Though this book was written over a decade ago (in fact, Kevin's fictional massacre takes place just days before the infamous Columbine High School shooting), it is certainly timely, as in the past year there have been a couple of public shootings that have made headlines in the US: the movie theater in Aurora, Colorado and the elementary school in Newtown, Connecticut. The shooters in both of these instances were young men in my own age bracket, not troubled teens. Many people (including actor Morgan Freeman) decried the media for extensively covering these atrocities, especially for splashing the faces of the killers everywhere. Eva makes a similar comment in the book as she recounts real-life instances of school violence that happened around the time of the one her son committed.
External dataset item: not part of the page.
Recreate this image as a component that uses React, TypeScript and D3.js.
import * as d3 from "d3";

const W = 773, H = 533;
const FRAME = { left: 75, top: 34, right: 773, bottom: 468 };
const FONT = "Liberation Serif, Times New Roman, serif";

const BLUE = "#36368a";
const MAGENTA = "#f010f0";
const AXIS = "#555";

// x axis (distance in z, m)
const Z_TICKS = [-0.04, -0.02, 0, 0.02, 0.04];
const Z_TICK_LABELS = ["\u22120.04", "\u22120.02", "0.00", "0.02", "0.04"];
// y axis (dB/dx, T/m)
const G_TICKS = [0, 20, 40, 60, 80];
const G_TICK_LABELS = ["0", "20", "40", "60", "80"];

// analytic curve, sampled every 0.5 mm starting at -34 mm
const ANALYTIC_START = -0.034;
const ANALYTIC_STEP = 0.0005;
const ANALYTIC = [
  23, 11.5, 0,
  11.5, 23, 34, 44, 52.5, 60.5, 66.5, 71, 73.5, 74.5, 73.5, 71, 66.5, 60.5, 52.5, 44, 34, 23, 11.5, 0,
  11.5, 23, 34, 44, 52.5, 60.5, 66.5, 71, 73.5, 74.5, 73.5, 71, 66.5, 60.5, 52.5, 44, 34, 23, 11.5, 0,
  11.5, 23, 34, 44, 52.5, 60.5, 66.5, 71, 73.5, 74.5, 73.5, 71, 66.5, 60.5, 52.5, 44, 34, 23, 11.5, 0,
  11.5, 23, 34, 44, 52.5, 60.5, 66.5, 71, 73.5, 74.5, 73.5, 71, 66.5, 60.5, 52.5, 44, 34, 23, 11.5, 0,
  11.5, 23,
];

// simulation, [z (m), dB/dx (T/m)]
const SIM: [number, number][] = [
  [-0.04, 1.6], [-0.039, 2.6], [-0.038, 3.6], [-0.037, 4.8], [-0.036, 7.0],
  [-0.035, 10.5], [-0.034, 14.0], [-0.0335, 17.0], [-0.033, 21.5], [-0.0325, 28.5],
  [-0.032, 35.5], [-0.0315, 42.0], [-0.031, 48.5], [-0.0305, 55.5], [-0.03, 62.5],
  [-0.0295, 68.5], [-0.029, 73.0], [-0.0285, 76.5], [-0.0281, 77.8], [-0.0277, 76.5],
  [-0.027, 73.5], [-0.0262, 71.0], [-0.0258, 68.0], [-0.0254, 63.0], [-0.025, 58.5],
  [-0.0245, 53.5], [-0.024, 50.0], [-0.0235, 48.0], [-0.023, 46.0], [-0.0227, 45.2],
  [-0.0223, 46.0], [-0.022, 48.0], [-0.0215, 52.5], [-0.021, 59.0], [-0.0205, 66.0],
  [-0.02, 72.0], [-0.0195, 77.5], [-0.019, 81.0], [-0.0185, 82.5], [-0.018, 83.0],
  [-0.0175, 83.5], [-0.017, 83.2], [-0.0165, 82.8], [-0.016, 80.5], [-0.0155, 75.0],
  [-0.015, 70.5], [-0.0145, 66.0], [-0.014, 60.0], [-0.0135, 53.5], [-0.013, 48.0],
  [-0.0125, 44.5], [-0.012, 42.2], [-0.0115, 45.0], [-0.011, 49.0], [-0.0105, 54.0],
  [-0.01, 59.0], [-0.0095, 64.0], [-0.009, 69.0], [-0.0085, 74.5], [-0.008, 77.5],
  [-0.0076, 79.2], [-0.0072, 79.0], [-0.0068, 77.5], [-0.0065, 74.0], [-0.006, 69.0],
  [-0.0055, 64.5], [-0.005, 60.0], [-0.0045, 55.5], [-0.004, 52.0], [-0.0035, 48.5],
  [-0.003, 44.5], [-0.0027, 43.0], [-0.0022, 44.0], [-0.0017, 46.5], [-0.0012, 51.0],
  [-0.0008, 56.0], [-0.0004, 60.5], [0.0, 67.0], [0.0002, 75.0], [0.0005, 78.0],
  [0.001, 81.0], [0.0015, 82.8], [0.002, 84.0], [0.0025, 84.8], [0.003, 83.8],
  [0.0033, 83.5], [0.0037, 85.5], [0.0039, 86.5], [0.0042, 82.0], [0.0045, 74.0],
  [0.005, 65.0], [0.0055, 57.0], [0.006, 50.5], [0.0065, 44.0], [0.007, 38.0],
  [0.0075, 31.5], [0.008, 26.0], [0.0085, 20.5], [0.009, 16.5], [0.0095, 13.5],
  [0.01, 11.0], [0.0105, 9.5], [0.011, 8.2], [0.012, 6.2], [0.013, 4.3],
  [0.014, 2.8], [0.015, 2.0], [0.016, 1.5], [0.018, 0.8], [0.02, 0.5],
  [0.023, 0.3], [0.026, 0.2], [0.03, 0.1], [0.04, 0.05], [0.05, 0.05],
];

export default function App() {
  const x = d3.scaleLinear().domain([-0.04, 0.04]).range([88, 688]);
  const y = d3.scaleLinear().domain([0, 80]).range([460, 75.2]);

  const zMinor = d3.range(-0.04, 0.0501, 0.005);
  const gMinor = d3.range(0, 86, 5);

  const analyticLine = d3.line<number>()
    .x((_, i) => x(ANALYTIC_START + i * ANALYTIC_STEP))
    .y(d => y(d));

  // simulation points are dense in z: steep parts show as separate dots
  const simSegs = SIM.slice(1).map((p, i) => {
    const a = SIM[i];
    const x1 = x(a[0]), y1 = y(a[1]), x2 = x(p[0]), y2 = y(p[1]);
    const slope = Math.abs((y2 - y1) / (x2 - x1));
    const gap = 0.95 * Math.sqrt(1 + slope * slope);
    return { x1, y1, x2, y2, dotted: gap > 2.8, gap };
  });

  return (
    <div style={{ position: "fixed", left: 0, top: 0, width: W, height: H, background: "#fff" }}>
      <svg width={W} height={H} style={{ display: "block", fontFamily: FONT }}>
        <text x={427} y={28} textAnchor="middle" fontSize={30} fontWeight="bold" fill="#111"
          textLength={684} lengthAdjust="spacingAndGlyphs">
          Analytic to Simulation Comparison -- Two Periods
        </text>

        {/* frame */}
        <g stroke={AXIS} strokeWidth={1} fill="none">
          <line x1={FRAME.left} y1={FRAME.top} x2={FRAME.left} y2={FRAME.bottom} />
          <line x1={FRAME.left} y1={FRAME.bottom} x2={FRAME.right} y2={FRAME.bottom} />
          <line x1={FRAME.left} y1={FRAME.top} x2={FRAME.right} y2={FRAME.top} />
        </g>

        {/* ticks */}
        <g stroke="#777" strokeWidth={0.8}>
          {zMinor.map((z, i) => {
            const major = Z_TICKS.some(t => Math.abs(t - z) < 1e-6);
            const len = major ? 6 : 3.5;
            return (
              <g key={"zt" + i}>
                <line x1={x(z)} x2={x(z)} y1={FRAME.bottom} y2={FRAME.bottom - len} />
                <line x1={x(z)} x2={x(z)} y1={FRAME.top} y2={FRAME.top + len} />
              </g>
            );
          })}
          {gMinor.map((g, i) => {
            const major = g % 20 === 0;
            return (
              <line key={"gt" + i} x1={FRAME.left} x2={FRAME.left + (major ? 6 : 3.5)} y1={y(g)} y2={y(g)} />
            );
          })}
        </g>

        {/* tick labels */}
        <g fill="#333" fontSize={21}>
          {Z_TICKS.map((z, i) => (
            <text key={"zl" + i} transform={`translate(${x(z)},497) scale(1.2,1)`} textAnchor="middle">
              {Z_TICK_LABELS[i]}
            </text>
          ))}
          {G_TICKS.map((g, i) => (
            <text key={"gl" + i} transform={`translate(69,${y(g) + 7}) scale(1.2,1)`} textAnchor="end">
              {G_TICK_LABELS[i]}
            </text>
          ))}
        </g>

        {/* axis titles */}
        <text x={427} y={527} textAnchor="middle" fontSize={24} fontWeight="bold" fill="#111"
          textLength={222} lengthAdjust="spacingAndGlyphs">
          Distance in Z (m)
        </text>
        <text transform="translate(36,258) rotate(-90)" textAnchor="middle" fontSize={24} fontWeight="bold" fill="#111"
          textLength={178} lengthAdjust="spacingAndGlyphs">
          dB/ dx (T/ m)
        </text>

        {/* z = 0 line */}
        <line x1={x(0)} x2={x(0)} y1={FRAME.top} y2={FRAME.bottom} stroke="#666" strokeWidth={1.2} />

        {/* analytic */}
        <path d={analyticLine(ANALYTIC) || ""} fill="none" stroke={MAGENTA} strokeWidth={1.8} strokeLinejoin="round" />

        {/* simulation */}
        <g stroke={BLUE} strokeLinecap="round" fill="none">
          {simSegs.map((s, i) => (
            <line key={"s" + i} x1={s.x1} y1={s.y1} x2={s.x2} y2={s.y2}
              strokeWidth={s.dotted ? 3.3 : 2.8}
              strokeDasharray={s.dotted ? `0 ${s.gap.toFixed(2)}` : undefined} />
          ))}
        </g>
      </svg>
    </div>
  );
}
The killers became stars; the victims faded into obscurity. Surely the attraction of instant fame (however infamous) would be irresistible to some troubled people? Especially someone like Kevin, who saw no point in life, who was resentful of the everyday bullshit all around him (an attitude that Eva probably doesn't realize he picked up from her). Before, people went out of their way to avoid him; after Thursday, everyone wanted to get inside his head.
I'm sure that most parents don't worry that their babies will grow up to be killers. Those crimes are few and far between, thank goodness, in the large scheme of things. But what about having a kid who grows up to be a woman-beater or a child-abuser? Or even just an all-around jerk? Eva decries parents who claim to "not like" their own children. It only speaks to the complexities of love, even the love between a parent and child, that only after Kevin committed his horrible crime that Eva was able to find some things that she actually liked about this son of hers whom she, for better or worse, really loves.
(to the left) The black ribbon in remembrance of the victims of the school shooting just over a month ago. 20 young children killed, and several adults. One teacher was shot after she'd hidden her class in a coat closet, telling the killer (whose name I have chosen not to remember) that they were in PE.
(to the left) Several people were shot and killed at a midnight premiere screening of The Dark Knight Rises in a Colorado suburb. This led the nation to wonder: are we safe anywhere? Descriptions of the real-life killer remind me of the fictional Kevin. Reportedly, the killer's mother was not surprised when she heard what her own son had done.